Цыбина вовсе нет, он надеялся на дебют в балетном дирижировании Мариинского театра, но дебют не получился и он огорчился. Крейслер собирается ехать со мной в Москву. Мясковский уезжает сегодня; я с Белоусовым еду завтра. После Консерватории я ездил за билетом, также покупал себе чемодан. Мне ужасно нравятся небольшие ручные чемоданчики, в которые можно положить фрак, смену белья и который можно без труда таскать в руке.
В сегодняшней «Музыке» появились анализы Мясковского и мои. Вообще номер посвящён нашему вечеру и много толкуется о нас. Анализ я написал страшно старательно и любовно иллюстрировал моей нотной каллиграфией, но, воспроизведённые фотографическим путём, мои нотные примеры выглядят отвратительно, криво и косо.

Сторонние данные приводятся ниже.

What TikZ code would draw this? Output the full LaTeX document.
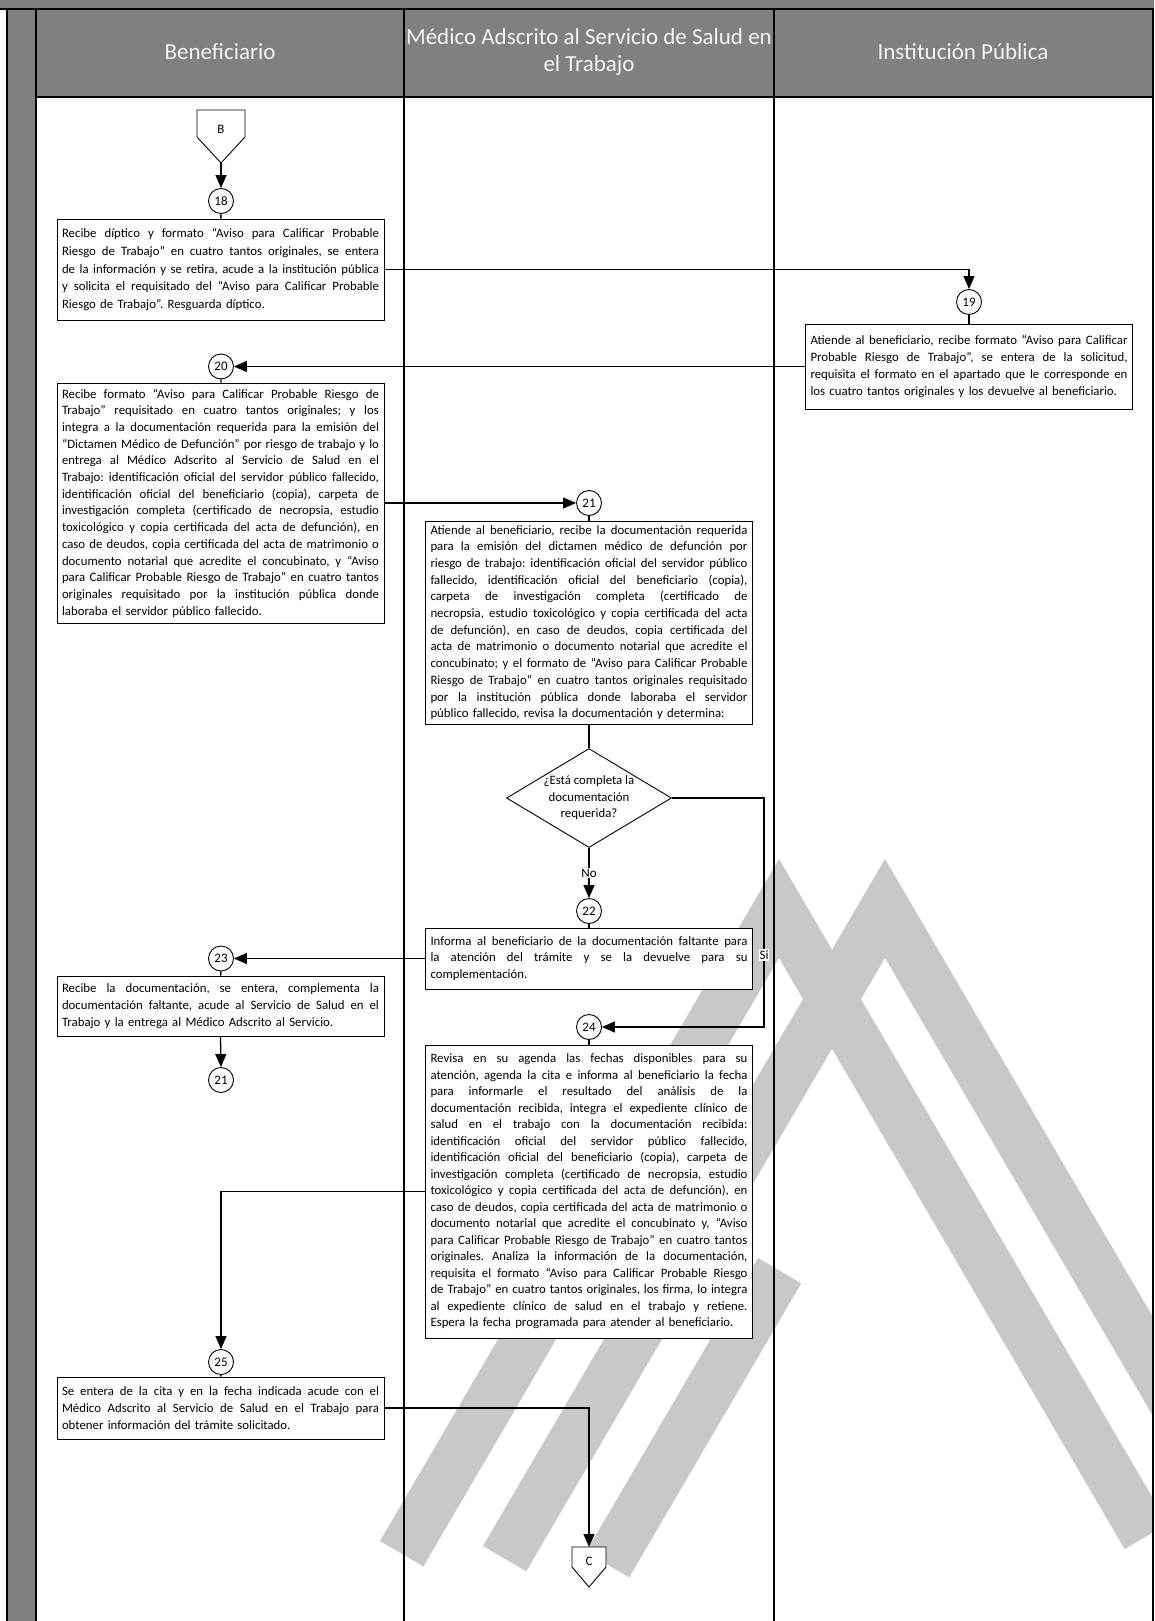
\documentclass[tikz,border=0pt]{standalone}
\usepackage{fontspec}
\setmainfont{Carlito}
\usetikzlibrary{arrows.meta,shapes.geometric}
\definecolor{hdrgray}{HTML}{808080}
\definecolor{wmgray}{HTML}{C8C8C8}
\definecolor{hdrtext}{HTML}{F4F4F4}
\newlength\tw \setlength\tw{317pt}
\ExplSyntaxOn
\tl_new:N \l_jl_line_tl
\NewDocumentCommand \jl { m }
  {
    \tl_set:Nn \l_jl_line_tl { #1 }
    \tl_replace_all:Nnn \l_jl_line_tl { ~ } { \hskip 0.18em plus 1fill minus 0.05em \relax }
    \leavevmode \hbox~to~\tw { \l_jl_line_tl } \\
  }
\ExplSyntaxOff
\newcommand\bodyfnt[1]{\fontsize{12.8}{#1}\selectfont\parindent0pt\frenchspacing}
\begin{document}
\begin{tikzpicture}[x=1pt,y=-1pt,
  lane/.style={line width=1.4pt},
  proc/.style={draw,line width=0.9pt,fill=white,text width=317pt,inner xsep=5pt,inner ysep=0pt,align=left,font=\bodyfnt{16.7}},
  cnum/.style={circle,draw,line width=0.9pt,fill=white,minimum size=25pt,inner sep=0pt,font=\fontsize{13}{13}\selectfont},
  arr/.style={line width=1.3pt,-{Triangle[length=13pt,width=11pt]}},
  ln/.style={line width=1.3pt},
  lbl/.style={fill=white,inner sep=1pt,font=\fontsize{13}{13}\selectfont},
  hdr/.style={text=hdrtext,font=\fontsize{23}{27}\selectfont,align=center},
]
\useasboundingbox (0,0) rectangle (1154,1621);
\fill[white] (0,0) rectangle (1154,1621);
% watermark
\begin{scope}
\clip (0,0) rectangle (1154,1621);
\fill[wmgray] (779,859) -- (380,1541) -- (423.4,1566.4) -- (779,958) -- (1124.6,1549) -- (1167.8,1523.7) -- cycle;
\fill[wmgray] (885,859) -- (483,1546) -- (526.2,1571.3) -- (885,958) -- (1295,1659) -- (1353,1659) -- cycle;
\fill[wmgray] (758,1258) -- (801.2,1283.3) -- (629.2,1577.3) -- (586,1552) -- cycle;
\end{scope}
% frame
\fill[hdrgray] (0,0) rectangle (1154,9);
\fill[hdrgray] (36,9) rectangle (1154,97);
\fill[hdrgray] (7,9) rectangle (36,1621);
\draw[lane] (0,9) -- (1154,9);
\draw[lane] (36,97) -- (1154,97);
\draw[lane] (7,9) -- (7,1621);
\draw[lane] (36,9) -- (36,1621);
\draw[lane] (404,9) -- (404,1621);
\draw[lane] (774,9) -- (774,1621);
\draw[lane] (1153,9) -- (1153,1621);
\node[hdr] (h1) at (220,52) {Beneficiario};
\node[hdr] (h2) at (589,52) {Médico Adscrito al Servicio de Salud en\\el Trabajo};
\node[hdr] (h3) at (963,52) {Institución Pública};
% connector B
\draw[line width=0.9pt,fill=white] (197,110) -- (245,110) -- (245,137) -- (221,163) -- (197,137) -- cycle;
\node[font=\fontsize{13}{13}\selectfont] (lB) at (221,129) {B};
\coordinate (Bout) at (221,163);
% circles
\node[cnum] (c18) at (221,201) {18};
\node[cnum] (c19) at (969,302) {19};
\node[cnum] (c20) at (221,366.5) {20};
\node[cnum] (c21) at (589,503) {21};
\node[cnum] (c22) at (589,911) {22};
\node[cnum] (c23) at (221,958.5) {23};
\node[cnum] (c21b) at (221,1080) {21};
\node[cnum] (c24) at (589,1027) {24};
\node[cnum] (c25) at (221,1362) {25};
% boxes
\node[proc,minimum height=101pt,font=\bodyfnt{17.8}] (b18) at (220.5,269.5) {%
\jl{Recibe díptico y formato “Aviso para Calificar Probable}
\jl{Riesgo de Trabajo” en cuatro tantos originales, se entera}
\jl{de la información y se retira, acude a la institución pública}
\jl{y solicita el requisitado del “Aviso para Calificar Probable}
Riesgo de Trabajo”. Resguarda díptico.};
\node[proc,minimum height=85pt] (b19) at (969,366.5) {%
\jl{Atiende al beneficiario, recibe formato “Aviso para Calificar}
\jl{Probable Riesgo de Trabajo”, se entera de la solicitud,}
\jl{requisita el formato en el apartado que le corresponde en}
los cuatro tantos originales y los devuelve al beneficiario.};
\node[proc,minimum height=240pt] (b20) at (220.5,503) {%
\jl{Recibe formato “Aviso para Calificar Probable Riesgo de}
\jl{Trabajo” requisitado en cuatro tantos originales; y los}
\jl{integra a la documentación requerida para la emisión del}
\jl{“Dictamen Médico de Defunción” por riesgo de trabajo y lo}
\jl{entrega al Médico Adscrito al Servicio de Salud en el}
\jl{Trabajo: identificación oficial del servidor público fallecido,}
\jl{identificación oficial del beneficiario (copia), carpeta de}
\jl{investigación completa (certificado de necropsia, estudio}
\jl{toxicológico y copia certificada del acta de defunción), en}
\jl{caso de deudos, copia certificada del acta de matrimonio o}
\jl{documento notarial que acredite el concubinato, y “Aviso}
\jl{para Calificar Probable Riesgo de Trabajo” en cuatro tantos}
\jl{originales requisitado por la institución pública donde}
laboraba el servidor público fallecido.};
\node[proc,minimum height=203pt] (b21) at (589,622.5) {%
\jl{Atiende al beneficiario, recibe la documentación requerida}
\jl{para la emisión del dictamen médico de defunción por}
\jl{riesgo de trabajo: identificación oficial del servidor público}
\jl{fallecido, identificación oficial del beneficiario (copia),}
\jl{carpeta de investigación completa (certificado de}
\jl{necropsia, estudio toxicológico y copia certificada del acta}
\jl{de defunción), en caso de deudos, copia certificada del}
\jl{acta de matrimonio o documento notarial que acredite el}
\jl{concubinato; y el formato de “Aviso para Calificar Probable}
\jl{Riesgo de Trabajo” en cuatro tantos originales requisitado}
\jl{por la institución pública donde laboraba el servidor}
público fallecido, revisa la documentación y determina:};
\node[diamond,draw,line width=0.9pt,fill=white,minimum width=165pt,minimum height=99pt,inner sep=0pt] (dec) at (589,798) {};
\node[align=center,font=\fontsize{12.8}{16.5}\selectfont] (dect) at (589,798) {¿Está completa la\\documentación\\requerida?};
\node[proc,minimum height=61pt] (b22) at (589,958.5) {%
\jl{Informa al beneficiario de la documentación faltante para}
\jl{la atención del trámite y se la devuelve para su}
complementación.};
\node[proc,minimum height=60pt] (b23) at (220.5,1006) {%
\jl{Recibe la documentación, se entera, complementa la}
\jl{documentación faltante, acude al Servicio de Salud en el}
Trabajo y la entrega al Médico Adscrito al Servicio.};
\node[proc,minimum height=293pt,font=\bodyfnt{16.5}] (b24) at (589,1191.5) {%
\jl{Revisa en su agenda las fechas disponibles para su}
\jl{atención, agenda la cita e informa al beneficiario la fecha}
\jl{para informarle el resultado del análisis de la}
\jl{documentación recibida, integra el expediente clínico de}
\jl{salud en el trabajo con la documentación recibida:}
\jl{identificación oficial del servidor público fallecido,}
\jl{identificación oficial del beneficiario (copia), carpeta de}
\jl{investigación completa (certificado de necropsia, estudio}
\jl{toxicológico y copia certificada del acta de defunción), en}
\jl{caso de deudos, copia certificada del acta de matrimonio o}
\jl{documento notarial que acredite el concubinato y, “Aviso}
\jl{para Calificar Probable Riesgo de Trabajo” en cuatro tantos}
\jl{originales. Analiza la información de la documentación,}
\jl{requisita el formato “Aviso para Calificar Probable Riesgo}
\jl{de Trabajo” en cuatro tantos originales, los firma, lo integra}
\jl{al expediente clínico de salud en el trabajo y retiene.}
Espera la fecha programada para atender al beneficiario.};
\node[proc,minimum height=62pt] (b25) at (220.5,1408) {%
\jl{Se entera de la cita y en la fecha indicada acude con el}
\jl{Médico Adscrito al Servicio de Salud en el Trabajo para}
obtener información del trámite solicitado.};
% connector C
\draw[line width=0.9pt,fill=white] (572,1547) -- (606,1547) -- (606,1567) -- (589,1587) -- (572,1567) -- cycle;
\node[font=\fontsize{13}{13}\selectfont] (lC) at (589,1561) {C};
\coordinate (Cin) at (589,1547);
\coordinate (siX) at (764,0);
% connectors
\draw[arr] (Bout) -- (c18.north);
\draw[ln] (c18) -- (b18);
\draw[arr] (b18.east) -| (c19.north);
\draw[ln] (c19) -- (b19);
\draw[arr] (b19.west) -- (c20.east);
\draw[ln] (c20) -- (b20);
\draw[arr] (b20.east) -- (c21.west);
\draw[ln] (c21) -- (b21);
\draw[ln] (b21) -- (dec);
\draw[arr] (dec.south) -- node[lbl] (lNo) {No} (c22.north);
\draw[ln] (c22) -- (b22);
\draw[arr] (b22.west) -- (c23.east);
\draw[ln] (c23) -- (b23);
\draw[arr] (b23.south) -- (c21b.north);
\draw[arr] (dec.east) -- (dec.east -| siX) |- (c24.east);
\node[lbl] (lSi) at (764,955) {Si};
\draw[ln] (c24) -- (b24);
\draw[arr] (b24.west) -| (c25.north);
\draw[ln] (c25) -- (b25);
\draw[arr] (b25.east) -| (Cin);
\end{tikzpicture}
\end{document}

В том же номере заметка о беляевском концерте. Сообщается программа, но мой Концерт отсутствует. Черепнин, который в своё время хлопотал о нём и даже не без эффекта говорил, что дело поставлено ребром и, если мой Концерт не пойдёт, то он не станет дирижировать, преспокойно дирижирует. Вообще Черепнин хорош как дополнение, пока и без того всё хорошо, а так он иезуит и я теперь понимаю, почему у него столько врагов.
Вечером заходил Николай Штембер и мы вместе отправились в «Сокол». После «Сокола» всегда очень хорошо пить, в частности, шампанское. Мы решили выпить и зашли в какой-то трактир. Но там оказалось только две бутылки и обе очень дорогие. Тогда мы пошли на Варшавский вокзал и пили нарзан.